Problem statement: Your answer should be a single number: the count of lines that include "this".

-- Begin Data rows --

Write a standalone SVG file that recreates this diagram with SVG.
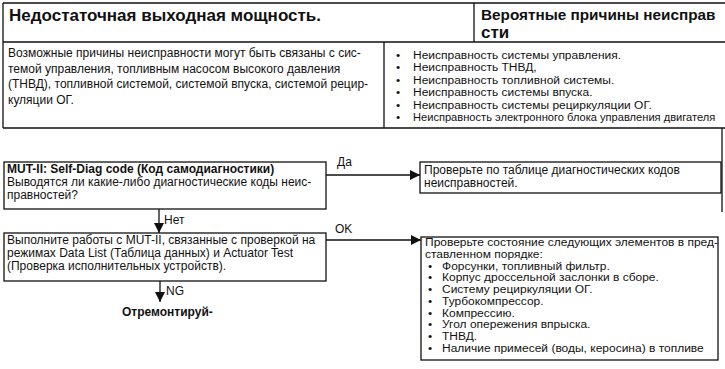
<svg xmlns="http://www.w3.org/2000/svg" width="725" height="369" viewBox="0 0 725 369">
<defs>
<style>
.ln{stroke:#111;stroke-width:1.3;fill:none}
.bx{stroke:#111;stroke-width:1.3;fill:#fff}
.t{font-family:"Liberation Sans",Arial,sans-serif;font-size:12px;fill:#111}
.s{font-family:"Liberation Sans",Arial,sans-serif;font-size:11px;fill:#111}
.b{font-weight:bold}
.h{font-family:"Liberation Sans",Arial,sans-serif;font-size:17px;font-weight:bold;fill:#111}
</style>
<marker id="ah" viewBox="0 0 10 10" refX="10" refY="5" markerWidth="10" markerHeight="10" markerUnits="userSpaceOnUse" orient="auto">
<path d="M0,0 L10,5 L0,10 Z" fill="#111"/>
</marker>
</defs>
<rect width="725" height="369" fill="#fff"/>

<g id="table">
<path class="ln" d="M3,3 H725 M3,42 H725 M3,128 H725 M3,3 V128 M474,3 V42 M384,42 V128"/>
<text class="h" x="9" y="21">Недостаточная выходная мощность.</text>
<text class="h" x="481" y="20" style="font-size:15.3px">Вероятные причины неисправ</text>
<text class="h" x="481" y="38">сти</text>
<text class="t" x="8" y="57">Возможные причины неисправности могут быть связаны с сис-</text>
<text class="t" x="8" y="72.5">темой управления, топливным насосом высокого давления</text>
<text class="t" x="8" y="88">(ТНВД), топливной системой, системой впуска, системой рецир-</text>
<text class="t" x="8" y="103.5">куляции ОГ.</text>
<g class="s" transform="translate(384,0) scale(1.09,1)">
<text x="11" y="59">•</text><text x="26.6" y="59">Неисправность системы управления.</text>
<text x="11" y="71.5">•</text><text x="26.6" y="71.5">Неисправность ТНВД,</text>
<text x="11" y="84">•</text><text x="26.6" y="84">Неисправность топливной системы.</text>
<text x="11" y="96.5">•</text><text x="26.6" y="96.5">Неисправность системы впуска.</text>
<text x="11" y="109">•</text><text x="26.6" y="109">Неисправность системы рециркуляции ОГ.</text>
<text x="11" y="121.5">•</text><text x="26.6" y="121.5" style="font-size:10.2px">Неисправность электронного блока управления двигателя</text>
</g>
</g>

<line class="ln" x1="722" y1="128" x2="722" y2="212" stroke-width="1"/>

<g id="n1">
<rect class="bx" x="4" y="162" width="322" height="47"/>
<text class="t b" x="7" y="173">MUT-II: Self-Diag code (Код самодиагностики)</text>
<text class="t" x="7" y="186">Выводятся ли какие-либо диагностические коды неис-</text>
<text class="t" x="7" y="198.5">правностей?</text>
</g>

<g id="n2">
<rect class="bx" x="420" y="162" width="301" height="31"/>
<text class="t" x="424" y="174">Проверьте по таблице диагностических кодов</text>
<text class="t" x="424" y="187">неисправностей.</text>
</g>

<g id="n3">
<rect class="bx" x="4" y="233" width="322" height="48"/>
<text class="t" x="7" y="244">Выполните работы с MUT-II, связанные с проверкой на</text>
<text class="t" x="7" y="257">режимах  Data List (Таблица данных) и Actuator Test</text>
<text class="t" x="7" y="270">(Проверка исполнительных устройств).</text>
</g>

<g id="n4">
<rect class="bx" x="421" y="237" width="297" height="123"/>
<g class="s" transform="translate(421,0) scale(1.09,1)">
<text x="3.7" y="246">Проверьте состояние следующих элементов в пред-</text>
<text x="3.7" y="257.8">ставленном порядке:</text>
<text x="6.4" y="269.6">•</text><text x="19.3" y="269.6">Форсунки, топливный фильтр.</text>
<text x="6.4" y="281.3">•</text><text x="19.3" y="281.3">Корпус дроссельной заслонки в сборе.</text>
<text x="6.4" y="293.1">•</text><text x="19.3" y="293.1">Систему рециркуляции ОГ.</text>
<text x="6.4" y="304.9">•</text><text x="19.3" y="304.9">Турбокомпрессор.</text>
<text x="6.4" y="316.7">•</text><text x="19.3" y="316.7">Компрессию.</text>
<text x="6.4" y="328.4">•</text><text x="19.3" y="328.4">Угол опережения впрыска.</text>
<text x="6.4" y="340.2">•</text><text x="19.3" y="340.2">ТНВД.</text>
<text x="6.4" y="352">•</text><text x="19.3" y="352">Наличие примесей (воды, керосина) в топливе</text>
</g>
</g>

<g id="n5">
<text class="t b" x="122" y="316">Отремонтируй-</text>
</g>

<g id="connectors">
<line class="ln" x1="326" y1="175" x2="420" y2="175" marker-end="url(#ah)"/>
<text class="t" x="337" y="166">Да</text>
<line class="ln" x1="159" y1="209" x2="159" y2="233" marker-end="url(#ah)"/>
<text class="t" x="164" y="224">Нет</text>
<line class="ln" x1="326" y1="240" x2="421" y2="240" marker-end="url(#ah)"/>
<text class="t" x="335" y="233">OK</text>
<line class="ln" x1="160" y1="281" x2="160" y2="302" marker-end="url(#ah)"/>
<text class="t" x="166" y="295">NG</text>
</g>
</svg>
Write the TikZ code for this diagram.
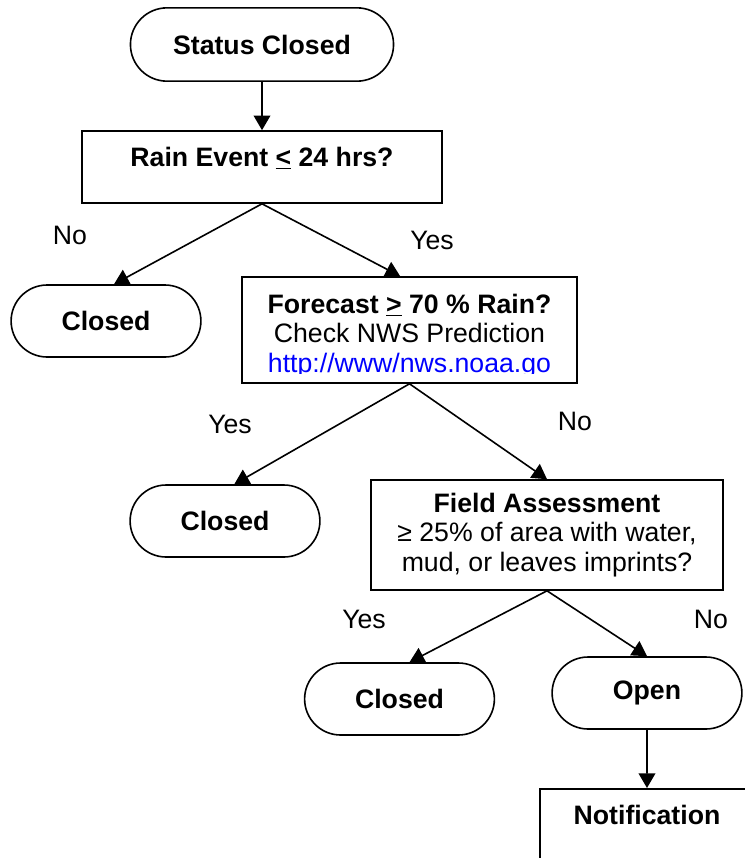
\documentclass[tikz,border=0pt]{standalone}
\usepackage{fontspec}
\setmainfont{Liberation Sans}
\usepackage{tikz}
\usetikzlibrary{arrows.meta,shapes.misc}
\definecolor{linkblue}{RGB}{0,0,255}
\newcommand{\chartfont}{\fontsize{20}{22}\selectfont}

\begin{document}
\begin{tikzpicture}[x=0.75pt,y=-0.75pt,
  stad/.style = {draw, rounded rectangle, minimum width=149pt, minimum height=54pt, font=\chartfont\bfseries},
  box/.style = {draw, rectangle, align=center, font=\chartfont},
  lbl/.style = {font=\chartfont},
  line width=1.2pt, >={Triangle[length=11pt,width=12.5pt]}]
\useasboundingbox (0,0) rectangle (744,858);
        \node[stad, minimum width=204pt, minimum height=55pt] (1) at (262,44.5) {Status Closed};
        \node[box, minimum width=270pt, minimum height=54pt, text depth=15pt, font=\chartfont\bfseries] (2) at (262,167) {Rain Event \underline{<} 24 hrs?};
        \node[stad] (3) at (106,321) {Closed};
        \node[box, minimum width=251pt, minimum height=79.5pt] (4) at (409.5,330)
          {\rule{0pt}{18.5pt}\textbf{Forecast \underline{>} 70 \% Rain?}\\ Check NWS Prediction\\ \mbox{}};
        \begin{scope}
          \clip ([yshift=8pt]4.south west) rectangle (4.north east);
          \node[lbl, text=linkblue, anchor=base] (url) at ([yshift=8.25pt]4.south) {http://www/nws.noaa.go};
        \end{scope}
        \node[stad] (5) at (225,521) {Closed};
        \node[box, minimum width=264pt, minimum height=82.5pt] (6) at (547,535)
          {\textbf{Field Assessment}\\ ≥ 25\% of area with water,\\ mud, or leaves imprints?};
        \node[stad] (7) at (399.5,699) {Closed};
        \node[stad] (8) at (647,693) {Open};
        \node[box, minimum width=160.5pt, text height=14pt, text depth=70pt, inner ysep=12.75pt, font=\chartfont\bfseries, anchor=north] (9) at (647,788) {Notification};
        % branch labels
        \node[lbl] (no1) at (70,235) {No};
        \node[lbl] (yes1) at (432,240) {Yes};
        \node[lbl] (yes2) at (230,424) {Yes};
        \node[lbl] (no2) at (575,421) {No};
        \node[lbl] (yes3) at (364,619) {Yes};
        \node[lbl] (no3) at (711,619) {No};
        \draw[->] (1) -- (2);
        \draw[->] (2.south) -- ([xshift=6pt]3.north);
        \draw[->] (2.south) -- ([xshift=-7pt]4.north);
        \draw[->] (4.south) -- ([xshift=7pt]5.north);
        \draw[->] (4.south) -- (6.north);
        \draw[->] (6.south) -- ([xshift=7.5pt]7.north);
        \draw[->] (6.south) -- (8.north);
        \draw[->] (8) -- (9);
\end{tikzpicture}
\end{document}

-- End Data rows --

Response to the task: 2